Begin

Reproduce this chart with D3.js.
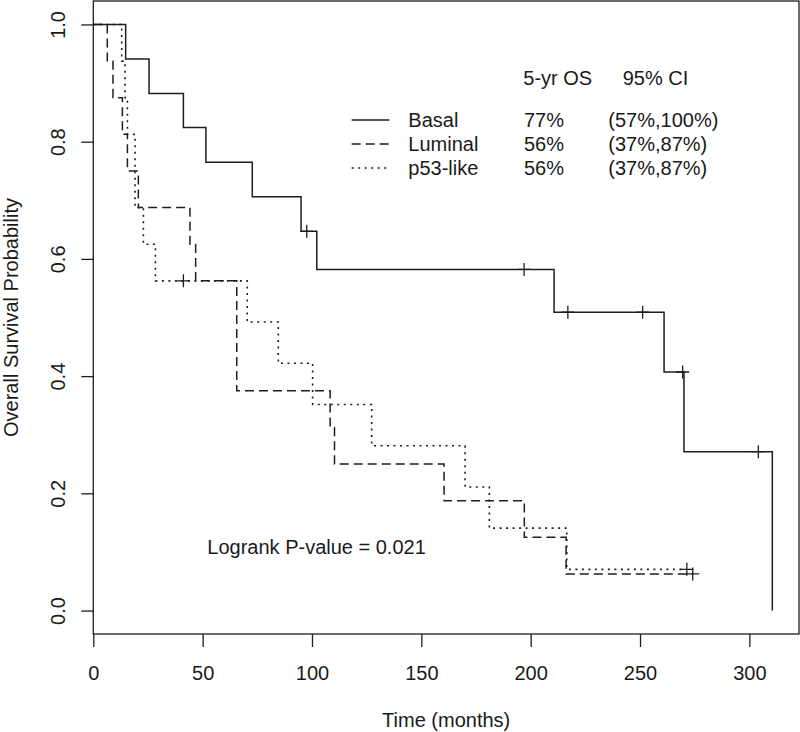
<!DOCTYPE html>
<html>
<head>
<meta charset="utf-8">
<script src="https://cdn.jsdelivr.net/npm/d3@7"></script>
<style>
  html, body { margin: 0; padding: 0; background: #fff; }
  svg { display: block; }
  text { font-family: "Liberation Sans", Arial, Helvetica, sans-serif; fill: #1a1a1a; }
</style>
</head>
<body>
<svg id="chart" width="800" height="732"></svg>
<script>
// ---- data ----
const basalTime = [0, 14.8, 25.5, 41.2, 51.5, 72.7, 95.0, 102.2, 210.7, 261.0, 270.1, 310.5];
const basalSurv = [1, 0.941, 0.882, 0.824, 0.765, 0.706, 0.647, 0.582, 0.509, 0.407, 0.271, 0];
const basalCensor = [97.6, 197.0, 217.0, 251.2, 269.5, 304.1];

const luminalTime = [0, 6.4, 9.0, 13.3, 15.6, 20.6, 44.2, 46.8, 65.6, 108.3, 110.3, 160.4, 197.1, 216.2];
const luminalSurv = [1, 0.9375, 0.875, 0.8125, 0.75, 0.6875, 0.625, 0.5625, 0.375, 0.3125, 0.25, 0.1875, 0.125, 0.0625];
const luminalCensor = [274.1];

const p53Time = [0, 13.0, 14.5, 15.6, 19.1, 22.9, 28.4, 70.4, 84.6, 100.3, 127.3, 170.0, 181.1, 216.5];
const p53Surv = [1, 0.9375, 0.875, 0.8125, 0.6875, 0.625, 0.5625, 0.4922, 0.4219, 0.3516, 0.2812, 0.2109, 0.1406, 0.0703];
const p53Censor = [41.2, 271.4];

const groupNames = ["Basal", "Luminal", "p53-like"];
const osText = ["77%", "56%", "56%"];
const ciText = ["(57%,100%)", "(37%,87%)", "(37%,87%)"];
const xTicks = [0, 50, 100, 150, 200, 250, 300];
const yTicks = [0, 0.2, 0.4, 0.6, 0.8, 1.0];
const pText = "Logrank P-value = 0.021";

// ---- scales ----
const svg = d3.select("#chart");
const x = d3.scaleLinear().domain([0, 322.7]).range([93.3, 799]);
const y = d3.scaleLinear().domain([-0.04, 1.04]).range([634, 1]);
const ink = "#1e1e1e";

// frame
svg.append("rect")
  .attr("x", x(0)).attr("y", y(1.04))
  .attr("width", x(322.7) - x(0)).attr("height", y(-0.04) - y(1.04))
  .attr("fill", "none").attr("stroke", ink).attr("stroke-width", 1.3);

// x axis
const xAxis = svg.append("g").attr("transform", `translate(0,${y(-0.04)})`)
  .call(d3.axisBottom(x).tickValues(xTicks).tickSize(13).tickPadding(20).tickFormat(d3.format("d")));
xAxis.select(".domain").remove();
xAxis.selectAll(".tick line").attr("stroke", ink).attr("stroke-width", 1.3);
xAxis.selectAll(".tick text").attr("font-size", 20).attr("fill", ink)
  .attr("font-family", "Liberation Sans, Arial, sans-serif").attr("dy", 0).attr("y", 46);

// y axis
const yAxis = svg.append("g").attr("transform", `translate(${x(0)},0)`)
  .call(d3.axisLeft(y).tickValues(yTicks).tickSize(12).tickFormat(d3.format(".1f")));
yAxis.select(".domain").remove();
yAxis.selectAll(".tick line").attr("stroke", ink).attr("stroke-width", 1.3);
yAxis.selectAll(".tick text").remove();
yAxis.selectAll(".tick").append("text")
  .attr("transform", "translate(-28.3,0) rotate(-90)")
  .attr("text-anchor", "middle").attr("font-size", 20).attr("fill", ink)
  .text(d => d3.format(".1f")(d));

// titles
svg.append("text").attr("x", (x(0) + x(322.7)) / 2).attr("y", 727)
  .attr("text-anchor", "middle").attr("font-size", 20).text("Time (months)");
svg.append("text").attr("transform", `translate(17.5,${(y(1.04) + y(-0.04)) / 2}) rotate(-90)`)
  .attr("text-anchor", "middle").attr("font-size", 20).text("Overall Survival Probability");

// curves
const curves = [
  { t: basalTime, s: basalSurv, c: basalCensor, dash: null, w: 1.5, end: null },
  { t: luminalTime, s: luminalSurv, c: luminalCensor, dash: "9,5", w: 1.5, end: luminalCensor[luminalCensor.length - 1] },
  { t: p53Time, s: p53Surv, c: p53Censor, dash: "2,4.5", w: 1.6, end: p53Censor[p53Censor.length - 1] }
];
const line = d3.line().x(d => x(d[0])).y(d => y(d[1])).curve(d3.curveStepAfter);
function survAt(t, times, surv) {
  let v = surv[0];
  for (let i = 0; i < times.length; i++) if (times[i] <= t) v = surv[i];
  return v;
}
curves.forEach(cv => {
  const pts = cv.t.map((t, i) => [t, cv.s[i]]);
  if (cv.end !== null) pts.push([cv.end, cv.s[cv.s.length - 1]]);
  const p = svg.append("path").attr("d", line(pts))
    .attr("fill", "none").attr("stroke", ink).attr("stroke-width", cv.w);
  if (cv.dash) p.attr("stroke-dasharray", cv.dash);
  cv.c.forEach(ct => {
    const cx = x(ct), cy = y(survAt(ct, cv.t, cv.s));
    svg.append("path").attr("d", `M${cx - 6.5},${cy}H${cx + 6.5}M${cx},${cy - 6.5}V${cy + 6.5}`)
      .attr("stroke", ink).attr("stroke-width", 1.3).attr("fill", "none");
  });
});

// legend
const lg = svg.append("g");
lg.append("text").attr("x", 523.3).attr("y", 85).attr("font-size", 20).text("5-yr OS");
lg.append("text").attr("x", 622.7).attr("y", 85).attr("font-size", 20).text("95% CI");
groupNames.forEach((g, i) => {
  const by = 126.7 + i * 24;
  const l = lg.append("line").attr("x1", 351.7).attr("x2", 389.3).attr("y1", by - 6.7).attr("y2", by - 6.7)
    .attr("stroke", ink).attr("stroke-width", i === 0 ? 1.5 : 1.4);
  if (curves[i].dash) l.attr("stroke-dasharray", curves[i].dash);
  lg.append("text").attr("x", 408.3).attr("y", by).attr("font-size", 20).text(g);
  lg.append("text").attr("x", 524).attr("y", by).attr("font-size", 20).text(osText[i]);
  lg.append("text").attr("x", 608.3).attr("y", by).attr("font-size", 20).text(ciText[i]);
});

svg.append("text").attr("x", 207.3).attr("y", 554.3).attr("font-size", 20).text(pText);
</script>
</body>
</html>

End

◆ Task to complete ◆
Would you set down the listing exactly, omitting pictures?

◆ Output ◆
Reproduce this chart with D3.js.
<!DOCTYPE html>
<html>
<head>
<meta charset="utf-8">
<script src="https://cdn.jsdelivr.net/npm/d3@7"></script>
<style>
  html, body { margin: 0; padding: 0; background: #fff; }
  svg { display: block; }
  text { font-family: "Liberation Sans", Arial, Helvetica, sans-serif; fill: #1a1a1a; }
</style>
</head>
<body>
<svg id="chart" width="800" height="732"></svg>
<script>
// ---- data ----
const basalTime = [0, 14.8, 25.5, 41.2, 51.5, 72.7, 95.0, 102.2, 210.7, 261.0, 270.1, 310.5];
const basalSurv = [1, 0.941, 0.882, 0.824, 0.765, 0.706, 0.647, 0.582, 0.509, 0.407, 0.271, 0];
const basalCensor = [97.6, 197.0, 217.0, 251.2, 269.5, 304.1];

const luminalTime = [0, 6.4, 9.0, 13.3, 15.6, 20.6, 44.2, 46.8, 65.6, 108.3, 110.3, 160.4, 197.1, 216.2];
const luminalSurv = [1, 0.9375, 0.875, 0.8125, 0.75, 0.6875, 0.625, 0.5625, 0.375, 0.3125, 0.25, 0.1875, 0.125, 0.0625];
const luminalCensor = [274.1];

const p53Time = [0, 13.0, 14.5, 15.6, 19.1, 22.9, 28.4, 70.4, 84.6, 100.3, 127.3, 170.0, 181.1, 216.5];
const p53Surv = [1, 0.9375, 0.875, 0.8125, 0.6875, 0.625, 0.5625, 0.4922, 0.4219, 0.3516, 0.2812, 0.2109, 0.1406, 0.0703];
const p53Censor = [41.2, 271.4];

const groupNames = ["Basal", "Luminal", "p53-like"];
const osText = ["77%", "56%", "56%"];
const ciText = ["(57%,100%)", "(37%,87%)", "(37%,87%)"];
const xTicks = [0, 50, 100, 150, 200, 250, 300];
const yTicks = [0, 0.2, 0.4, 0.6, 0.8, 1.0];
const pText = "Logrank P-value = 0.021";

// ---- scales ----
const svg = d3.select("#chart");
const x = d3.scaleLinear().domain([0, 322.7]).range([93.3, 799]);
const y = d3.scaleLinear().domain([-0.04, 1.04]).range([634, 1]);
const ink = "#1e1e1e";

// frame
svg.append("rect")
  .attr("x", x(0)).attr("y", y(1.04))
  .attr("width", x(322.7) - x(0)).attr("height", y(-0.04) - y(1.04))
  .attr("fill", "none").attr("stroke", ink).attr("stroke-width", 1.3);

// x axis
const xAxis = svg.append("g").attr("transform", `translate(0,${y(-0.04)})`)
  .call(d3.axisBottom(x).tickValues(xTicks).tickSize(13).tickPadding(20).tickFormat(d3.format("d")));
xAxis.select(".domain").remove();
xAxis.selectAll(".tick line").attr("stroke", ink).attr("stroke-width", 1.3);
xAxis.selectAll(".tick text").attr("font-size", 20).attr("fill", ink)
  .attr("font-family", "Liberation Sans, Arial, sans-serif").attr("dy", 0).attr("y", 46);

// y axis
const yAxis = svg.append("g").attr("transform", `translate(${x(0)},0)`)
  .call(d3.axisLeft(y).tickValues(yTicks).tickSize(12).tickFormat(d3.format(".1f")));
yAxis.select(".domain").remove();
yAxis.selectAll(".tick line").attr("stroke", ink).attr("stroke-width", 1.3);
yAxis.selectAll(".tick text").remove();
yAxis.selectAll(".tick").append("text")
  .attr("transform", "translate(-28.3,0) rotate(-90)")
  .attr("text-anchor", "middle").attr("font-size", 20).attr("fill", ink)
  .text(d => d3.format(".1f")(d));

// titles
svg.append("text").attr("x", (x(0) + x(322.7)) / 2).attr("y", 727)
  .attr("text-anchor", "middle").attr("font-size", 20).text("Time (months)");
svg.append("text").attr("transform", `translate(17.5,${(y(1.04) + y(-0.04)) / 2}) rotate(-90)`)
  .attr("text-anchor", "middle").attr("font-size", 20).text("Overall Survival Probability");

// curves
const curves = [
  { t: basalTime, s: basalSurv, c: basalCensor, dash: null, w: 1.5, end: null },
  { t: luminalTime, s: luminalSurv, c: luminalCensor, dash: "9,5", w: 1.5, end: luminalCensor[luminalCensor.length - 1] },
  { t: p53Time, s: p53Surv, c: p53Censor, dash: "2,4.5", w: 1.6, end: p53Censor[p53Censor.length - 1] }
];
const line = d3.line().x(d => x(d[0])).y(d => y(d[1])).curve(d3.curveStepAfter);
function survAt(t, times, surv) {
  let v = surv[0];
  for (let i = 0; i < times.length; i++) if (times[i] <= t) v = surv[i];
  return v;
}
curves.forEach(cv => {
  const pts = cv.t.map((t, i) => [t, cv.s[i]]);
  if (cv.end !== null) pts.push([cv.end, cv.s[cv.s.length - 1]]);
  const p = svg.append("path").attr("d", line(pts))
    .attr("fill", "none").attr("stroke", ink).attr("stroke-width", cv.w);
  if (cv.dash) p.attr("stroke-dasharray", cv.dash);
  cv.c.forEach(ct => {
    const cx = x(ct), cy = y(survAt(ct, cv.t, cv.s));
    svg.append("path").attr("d", `M${cx - 6.5},${cy}H${cx + 6.5}M${cx},${cy - 6.5}V${cy + 6.5}`)
      .attr("stroke", ink).attr("stroke-width", 1.3).attr("fill", "none");
  });
});

// legend
const lg = svg.append("g");
lg.append("text").attr("x", 523.3).attr("y", 85).attr("font-size", 20).text("5-yr OS");
lg.append("text").attr("x", 622.7).attr("y", 85).attr("font-size", 20).text("95% CI");
groupNames.forEach((g, i) => {
  const by = 126.7 + i * 24;
  const l = lg.append("line").attr("x1", 351.7).attr("x2", 389.3).attr("y1", by - 6.7).attr("y2", by - 6.7)
    .attr("stroke", ink).attr("stroke-width", i === 0 ? 1.5 : 1.4);
  if (curves[i].dash) l.attr("stroke-dasharray", curves[i].dash);
  lg.append("text").attr("x", 408.3).attr("y", by).attr("font-size", 20).text(g);
  lg.append("text").attr("x", 524).attr("y", by).attr("font-size", 20).text(osText[i]);
  lg.append("text").attr("x", 608.3).attr("y", by).attr("font-size", 20).text(ciText[i]);
});

svg.append("text").attr("x", 207.3).attr("y", 554.3).attr("font-size", 20).text(pText);
</script>
</body>
</html>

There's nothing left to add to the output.